** WHAT TO DO **
All of the data below must be repeated exactly.

** DATA EXCERPT **
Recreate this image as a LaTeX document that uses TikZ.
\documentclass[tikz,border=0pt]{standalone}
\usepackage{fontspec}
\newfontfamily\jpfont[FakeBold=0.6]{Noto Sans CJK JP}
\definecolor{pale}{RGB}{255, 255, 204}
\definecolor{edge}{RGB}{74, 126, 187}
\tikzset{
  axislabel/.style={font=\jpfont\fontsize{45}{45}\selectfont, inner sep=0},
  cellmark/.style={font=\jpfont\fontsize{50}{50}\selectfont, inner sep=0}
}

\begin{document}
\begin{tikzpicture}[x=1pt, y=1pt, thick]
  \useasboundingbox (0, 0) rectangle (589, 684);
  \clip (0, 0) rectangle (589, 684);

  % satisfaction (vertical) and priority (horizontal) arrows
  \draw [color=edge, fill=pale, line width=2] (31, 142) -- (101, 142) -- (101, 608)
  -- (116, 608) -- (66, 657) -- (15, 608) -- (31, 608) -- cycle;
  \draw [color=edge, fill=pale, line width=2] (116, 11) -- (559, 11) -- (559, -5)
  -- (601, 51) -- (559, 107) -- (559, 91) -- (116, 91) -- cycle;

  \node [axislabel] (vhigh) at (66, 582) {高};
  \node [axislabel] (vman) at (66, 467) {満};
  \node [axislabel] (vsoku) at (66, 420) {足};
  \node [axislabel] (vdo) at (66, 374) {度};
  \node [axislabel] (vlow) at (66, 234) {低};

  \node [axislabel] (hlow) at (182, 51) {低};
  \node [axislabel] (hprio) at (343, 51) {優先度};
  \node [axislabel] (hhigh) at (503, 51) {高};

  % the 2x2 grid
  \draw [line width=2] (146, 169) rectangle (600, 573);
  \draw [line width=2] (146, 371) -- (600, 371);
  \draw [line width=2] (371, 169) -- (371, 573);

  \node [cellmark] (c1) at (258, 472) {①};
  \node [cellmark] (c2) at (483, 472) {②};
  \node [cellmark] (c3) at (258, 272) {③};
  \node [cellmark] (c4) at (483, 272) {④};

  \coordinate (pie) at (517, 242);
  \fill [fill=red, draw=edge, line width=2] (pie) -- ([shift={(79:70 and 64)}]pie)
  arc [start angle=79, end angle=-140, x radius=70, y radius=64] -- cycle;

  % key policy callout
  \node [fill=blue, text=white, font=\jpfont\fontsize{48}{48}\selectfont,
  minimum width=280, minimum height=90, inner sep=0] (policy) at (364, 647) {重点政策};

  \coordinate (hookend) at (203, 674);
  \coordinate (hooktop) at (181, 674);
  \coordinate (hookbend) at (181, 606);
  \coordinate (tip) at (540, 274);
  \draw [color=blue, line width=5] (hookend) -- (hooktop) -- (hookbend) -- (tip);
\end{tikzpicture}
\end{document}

** SOLUTION TO THE PROBLEM **
Recreate this image as a LaTeX document that uses TikZ.
\documentclass[tikz,border=0pt]{standalone}
\usepackage{fontspec}
\newfontfamily\jpfont[FakeBold=0.6]{Noto Sans CJK JP}
\definecolor{pale}{RGB}{255, 255, 204}
\definecolor{edge}{RGB}{74, 126, 187}
\tikzset{
  axislabel/.style={font=\jpfont\fontsize{45}{45}\selectfont, inner sep=0},
  cellmark/.style={font=\jpfont\fontsize{50}{50}\selectfont, inner sep=0}
}

\begin{document}
\begin{tikzpicture}[x=1pt, y=1pt, thick]
  \useasboundingbox (0, 0) rectangle (589, 684);
  \clip (0, 0) rectangle (589, 684);

  % satisfaction (vertical) and priority (horizontal) arrows
  \draw [color=edge, fill=pale, line width=2] (31, 142) -- (101, 142) -- (101, 608)
  -- (116, 608) -- (66, 657) -- (15, 608) -- (31, 608) -- cycle;
  \draw [color=edge, fill=pale, line width=2] (116, 11) -- (559, 11) -- (559, -5)
  -- (601, 51) -- (559, 107) -- (559, 91) -- (116, 91) -- cycle;

  \node [axislabel] (vhigh) at (66, 582) {高};
  \node [axislabel] (vman) at (66, 467) {満};
  \node [axislabel] (vsoku) at (66, 420) {足};
  \node [axislabel] (vdo) at (66, 374) {度};
  \node [axislabel] (vlow) at (66, 234) {低};

  \node [axislabel] (hlow) at (182, 51) {低};
  \node [axislabel] (hprio) at (343, 51) {優先度};
  \node [axislabel] (hhigh) at (503, 51) {高};

  % the 2x2 grid
  \draw [line width=2] (146, 169) rectangle (600, 573);
  \draw [line width=2] (146, 371) -- (600, 371);
  \draw [line width=2] (371, 169) -- (371, 573);

  \node [cellmark] (c1) at (258, 472) {①};
  \node [cellmark] (c2) at (483, 472) {②};
  \node [cellmark] (c3) at (258, 272) {③};
  \node [cellmark] (c4) at (483, 272) {④};

  \coordinate (pie) at (517, 242);
  \fill [fill=red, draw=edge, line width=2] (pie) -- ([shift={(79:70 and 64)}]pie)
  arc [start angle=79, end angle=-140, x radius=70, y radius=64] -- cycle;

  % key policy callout
  \node [fill=blue, text=white, font=\jpfont\fontsize{48}{48}\selectfont,
  minimum width=280, minimum height=90, inner sep=0] (policy) at (364, 647) {重点政策};

  \coordinate (hookend) at (203, 674);
  \coordinate (hooktop) at (181, 674);
  \coordinate (hookbend) at (181, 606);
  \coordinate (tip) at (540, 274);
  \draw [color=blue, line width=5] (hookend) -- (hooktop) -- (hookbend) -- (tip);
\end{tikzpicture}
\end{document}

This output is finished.